И тут, в самый разгар моей деятельности, в поместье явился мой батюшка, граф Орлов Владимир Григорьевич. Сразу же, лишь только переступил порог дома, отец разразился бранью. Начал он с того злополучного момента, когда я получил ранение на дуэли.
— Ты вообще что натворил? Дуэли давно запрещены! И это хорошо, что сплетни не дошли до государя-батюшки! По Воинскому уставу от 1715 года тебя только за один вызов на дуэль следовало лишить графского звания и конфисковать имущества, коего, по сути, у тебя и так нет, никогда не было и не будет с такими выходками! А за саму дуэль вас, дураков, обоих могла ждать смертная казнь! — кричал взбешённый граф. — И потом, кто тебе давал право разбрасываться вольными на крепостных? Ты забыл, как погряз в долгах и только с моей помощью сумел избежать взыскания по векселям перед свадьбой? Да, я обещал тебе это поместье, но вовсе не для того, чтобы ты продолжал шалапутничать и колобродить! Вот скажи, много ли у тебя осталось денег? Поди, всё, что я дал тебе, спустил! Сто раз говорил: не умеешь играть, не мучь карты, но тебе что в лоб, что по лбу!
Матушка была более лояльна. Она нежно погладила мужа по рукаву, отчего он сразу размяк и немного успокоился. Потом она подняла лицо к супругу, заглянула ему в глаза и улыбнулась. Батюшка и вовсе растаял.
Обезвредив графа, матушка протянула мне свою руку для поцелуя и нежно потрепала своё дитятко по шевелюре.
— Владимир Григорьевич, свет мой, не надо так сильно гневаться на сына. Наверняка, у него были веские причины, чтобы поступить так, как он и поступил. Правда ведь, Гришенька?
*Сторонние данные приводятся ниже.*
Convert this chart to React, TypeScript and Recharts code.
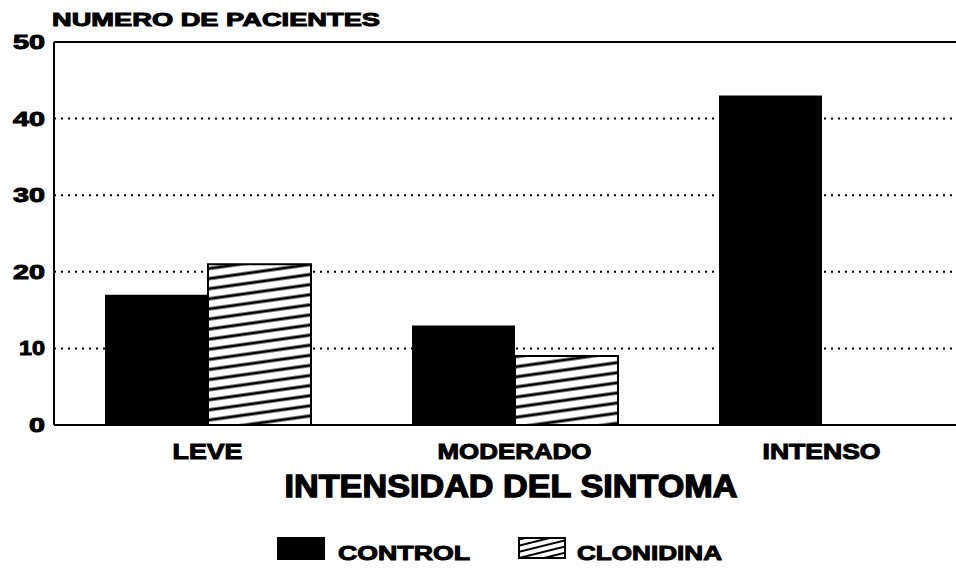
import React from 'react';
import { BarChart, Bar, XAxis, YAxis, CartesianGrid, Legend, ReferenceLine } from 'recharts';

const categories = ['LEVE', 'MODERADO', 'INTENSO'];
const controlValues = [17, 13, 43];
const clonidinaValues = [21, 9, 0];
const yTicks = [0, 10, 20, 30, 40, 50];
const seriesNames = { control: 'CONTROL', clonidina: 'CLONIDINA' };
const yTitle = 'NUMERO DE PACIENTES';
const xTitle = 'INTENSIDAD DEL SINTOMA';

const data = categories.map((c, i) => ({ name: c, control: controlValues[i], clonidina: clonidinaValues[i] }));

const FONT = '"Liberation Sans", Arial, sans-serif';

// approximate heavy-font width per character (for textLength)
const charW = (ch: string, size: number) => {
  if (ch === ' ') return size * 0.33;
  if (ch === 'I') return size * 0.36;
  if (ch === '1') return size * 0.5;
  if (ch === 'M') return size * 1.0;
  if (ch === 'L' || ch === 'E' || ch === 'T') return size * 0.72;
  return size * 0.8;
};
const textLen = (s: string, size: number) => s.split('').reduce((a, c) => a + charW(c, size), 0);

const XTick = (props: any) => {
  const { x, payload } = props;
  const s = String(payload.value);
  return (
    <text x={x} y={459} textAnchor="middle" fontFamily={FONT} fontWeight={700} fontSize={22}
      fill="#000" stroke="#000" strokeWidth={1} textLength={textLen(s, 23.6)} lengthAdjust="spacingAndGlyphs">
      {s}
    </text>
  );
};

const YTick = (props: any) => {
  const { y, payload } = props;
  const s = String(payload.value);
  return (
    <text x={45} y={y + 7} textAnchor="end" fontFamily={FONT} fontWeight={700} fontSize={21}
      fill="#000" stroke="#000" strokeWidth={1} textLength={textLen(s, 20)} lengthAdjust="spacingAndGlyphs">
      {s}
    </text>
  );
};

const LegendContent = () => (
  <div style={{ height: 63, width: 956 }}>
    <svg width={956} height={63} style={{ display: 'block' }}>
      <rect x={277} y={32} width={48} height={23} fill="#000" />
      <text x={338} y={55} fontFamily={FONT} fontWeight={700} fontSize={21} fill="#000" stroke="#000"
        strokeWidth={1} textLength={132} lengthAdjust="spacingAndGlyphs">
        {seriesNames.control}
      </text>
      <rect x={519} y={33} width={46} height={20} fill="url(#hatchLegend)" stroke="#000" strokeWidth={2} />
      <text x={577} y={55} fontFamily={FONT} fontWeight={700} fontSize={21} fill="#000" stroke="#000"
        strokeWidth={1} textLength={145} lengthAdjust="spacingAndGlyphs">
        {seriesNames.clonidina}
      </text>
    </svg>
  </div>
);

export default function App() {
  return (
    <div style={{ position: 'absolute', left: 0, top: 0, width: 956, height: 568, overflow: 'hidden', background: '#fff' }}>
      <svg width={0} height={0} style={{ position: 'absolute' }}>
        <defs>
          <pattern id="hatch" patternUnits="userSpaceOnUse" width={40} height={10} patternTransform="rotate(-8)">
            <rect x={0} y={0} width={40} height={10} fill="#fff" />
            <line x1={0} y1={5} x2={40} y2={5} stroke="#000" strokeWidth={3} />
          </pattern>
          <pattern id="hatchLegend" patternUnits="userSpaceOnUse" width={40} height={6} patternTransform="rotate(-14)">
            <rect x={0} y={0} width={40} height={6} fill="#fff" />
            <line x1={0} y1={3} x2={40} y2={3} stroke="#000" strokeWidth={2} />
          </pattern>
        </defs>
      </svg>
      <BarChart width={980} height={568} data={data} margin={{ top: 42, right: 5, left: 0, bottom: 0 }}
        barCategoryGap={51} barGap={0}>
        <CartesianGrid vertical={false} horizontal={true} stroke="#000" strokeWidth={2} strokeDasharray="2 5" />
        <ReferenceLine y={50} stroke="#000" strokeWidth={2} />
        <XAxis dataKey="name" height={80} tickLine={false} axisLine={{ stroke: '#000', strokeWidth: 2 }}
          tick={<XTick />} interval={0}
          label={{
            content: () => (
              <text x={511} y={497} textAnchor="middle" fontFamily={FONT} fontWeight={700} fontSize={31}
                fill="#000" stroke="#000" strokeWidth={1.3} textLength={453} lengthAdjust="spacingAndGlyphs">
                {xTitle}
              </text>
            ),
          }} />
        <YAxis width={54} domain={[0, 50]} ticks={yTicks} interval={0} tickLine={false}
          axisLine={{ stroke: '#000', strokeWidth: 2 }} tick={<YTick />}
          label={{
            content: () => (
              <text x={52} y={26} fontFamily={FONT} fontWeight={700} fontSize={19}
                fill="#000" stroke="#000" strokeWidth={1} textLength={328} lengthAdjust="spacingAndGlyphs">
                {yTitle}
              </text>
            ),
          }} />
        <Legend verticalAlign="bottom" height={63} content={<LegendContent />} />
        <Bar dataKey="control" name={seriesNames.control} fill="#000" isAnimationActive={false} />
        <Bar dataKey="clonidina" name={seriesNames.clonidina} fill="url(#hatch)" stroke="#000" strokeWidth={2}
          isAnimationActive={false} />
      </BarChart>
    </div>
  );
}
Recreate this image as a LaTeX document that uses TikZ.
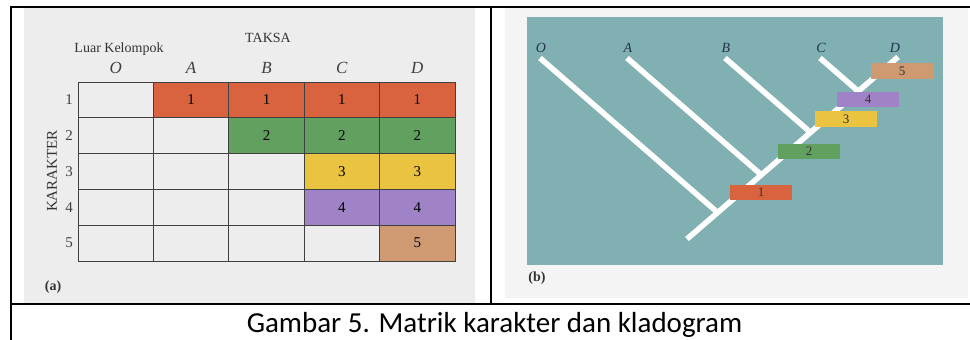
\documentclass[tikz,border=0pt]{standalone}
\usepackage{fontspec}
\setmainfont{Liberation Serif}
\newfontfamily\capfont{Carlito}
\usetikzlibrary{positioning}

\definecolor{chorange}{HTML}{D9633F}
\definecolor{chgreen}{HTML}{62A060}
\definecolor{chyellow}{HTML}{EAC340}
\definecolor{chpurple}{HTML}{A083C6}
\definecolor{chtan}{HTML}{CF9A72}
\definecolor{paper}{HTML}{EEEDED}
\definecolor{teal}{HTML}{80B0B2}
\definecolor{navy}{HTML}{24324F}

\begin{document}
\begin{tikzpicture}[x=1pt, y=-1pt,
  cell/.style={draw=black!75, line width=0.9pt, minimum width=75.4pt,
    minimum height=35.8pt, inner sep=0pt, font=\fontsize{15}{15}\selectfont},
  tag/.style={minimum width=62pt, minimum height=15.5pt, inner sep=0pt,
    font=\fontsize{13}{13}\selectfont, text=black!80},
  branch/.style={white, line width=5.5pt},
  taxon/.style={font=\fontsize{17}{17}\selectfont\itshape, text=black!75},
  tiplabel/.style={font=\fontsize{14}{14}\selectfont\itshape, text=navy}]

\useasboundingbox (0,0) rectangle (970,340);

% Photos
\fill[paper] (24,7) rectangle (475,303);
\fill[paper!60!white] (505,7) rectangle (968,298);
\fill[teal] (527,17) rectangle (943,265);

% Table rules
\draw[line width=2pt] (10,6.5) -- (970,6.5);
\draw[line width=2pt] (10.5,6) -- (10.5,340);
\draw[line width=2pt] (491,6) -- (491,304);
\draw[line width=2pt] (10,304) -- (970,304);

% Matrix (a)
\node[font=\fontsize{14}{14}\selectfont, text=black!80] (taksa) at (268,38) {TAKSA};
\node[font=\fontsize{14}{14}\selectfont, text=black!80] (luar) at (119,49) {Luar Kelompok};
\node[rotate=90, font=\fontsize{15}{15}\selectfont, text=black!80] (karakter) at (52,171) {KARAKTER};
\foreach \c [count=\i from 0] in {O,A,B,C,D}
  \node[taxon] (h-\c) at ({115.7+75.4*\i},68) {\c};
\foreach \r in {1,...,5} {
  \node[font=\fontsize{15}{15}\selectfont, text=black!75] (row-\r) at (69,{99.9+35.8*(\r-1)}) {\r};
  \foreach \i in {0,...,4}
    \node[cell] (m-\r-\i) at ({115.7+75.4*\i},{99.9+35.8*(\r-1)}) {};
}
\foreach \r/\s/\col in {1/1/chorange, 2/2/chgreen, 3/3/chyellow, 4/3/chpurple, 5/4/chtan}
  \foreach \i in {\s,...,4}
    \node[cell, fill=\col] (f-\r-\i) at ({115.7+75.4*\i},{99.9+35.8*(\r-1)}) {\r};
\node[font=\fontsize{14}{14}\selectfont\bfseries, text=black!80] (lab-a) at (53,287) {(a)};

% Cladogram (b)
\coordinate (root) at (687,239);
\coordinate (tipD) at (898,57);
\draw[branch] (root) -- (tipD);
\node[tiplabel] (nD) at (895,48) {D};
\foreach \t/\x in {O/540, A/627, B/725, C/820} {
  \coordinate (tip\t) at (\x,58);
  \coordinate (dir\t) at ({\x+200},232);
  \draw[branch] (tip\t) -- (intersection of root--tipD and tip\t--dir\t);
  \node[tiplabel] (n\t) at ({\x+1},48) {\t};
}
\foreach \n/\x/\y/\col in {1/761/192.5/chorange, 2/809/151.5/chgreen,
    3/846/119/chyellow, 4/868/99.5/chpurple, 5/902/71/chtan}
  \node[tag, fill=\col] (ch\n) at (\x,\y) {\n};
\node[font=\fontsize{14}{14}\selectfont\bfseries, text=black!80] (lab-b) at (537,278) {(b)};

% Caption
\node[anchor=base, font=\capfont\fontsize{29}{29}\selectfont] (caption) at (494.5,332)
  {Gambar 5. Matrik karakter dan kladogram};

\end{tikzpicture}
\end{document}
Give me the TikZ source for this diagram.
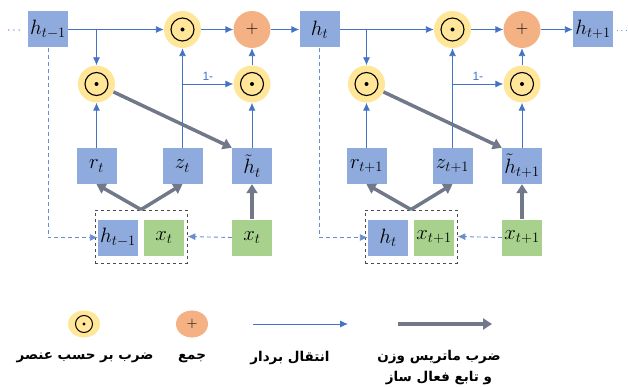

«Гришенька» стоял перед родителями, растерянно хлопая глазами. Я привык уважать взрослых, поэтому не сразу нашёлся, что ответить отцу на его гневную речь.
— Ваше сиятельство, батюшка… — так, что ли, следует обращаться к сиятельному батюшке? — Не велите казнить, велите слово молвить… — блин, это я явно ляпнул не из той оперы… — Мною была проделана здесь большая работа, — опять что-то глупое сморозил… — Сейчас, поужинаем, и я вам расскажу и покажу, что успел сделать до вашего приезда.
— Говорил мне доктор, что тебя здорово хватило тут после ранения… — граф был явно растерян. — Как будто сам не свой. Пойдём, что ли, покурим.
Граф вынул из кармана трубку и взглядом пригласил меня на веранду. Когда я отказался прикуривать, он ещё раз сильно удивился. Ну, не стану я портить свои лёгкие даже ради поддержания имиджа. Ни к чему это. Но говорить об этом отцу я, разумеется, не стал. Просто встал с ним рядом, пока он раскуривал свою трубку, развалившись с наслаждением в плетёном кресле-качалке.
— Ну, докладывай. Слышал я, какую-то артель строительную организовал, дома крестьянам из земляных кирпичей строить собрался. Зачем это?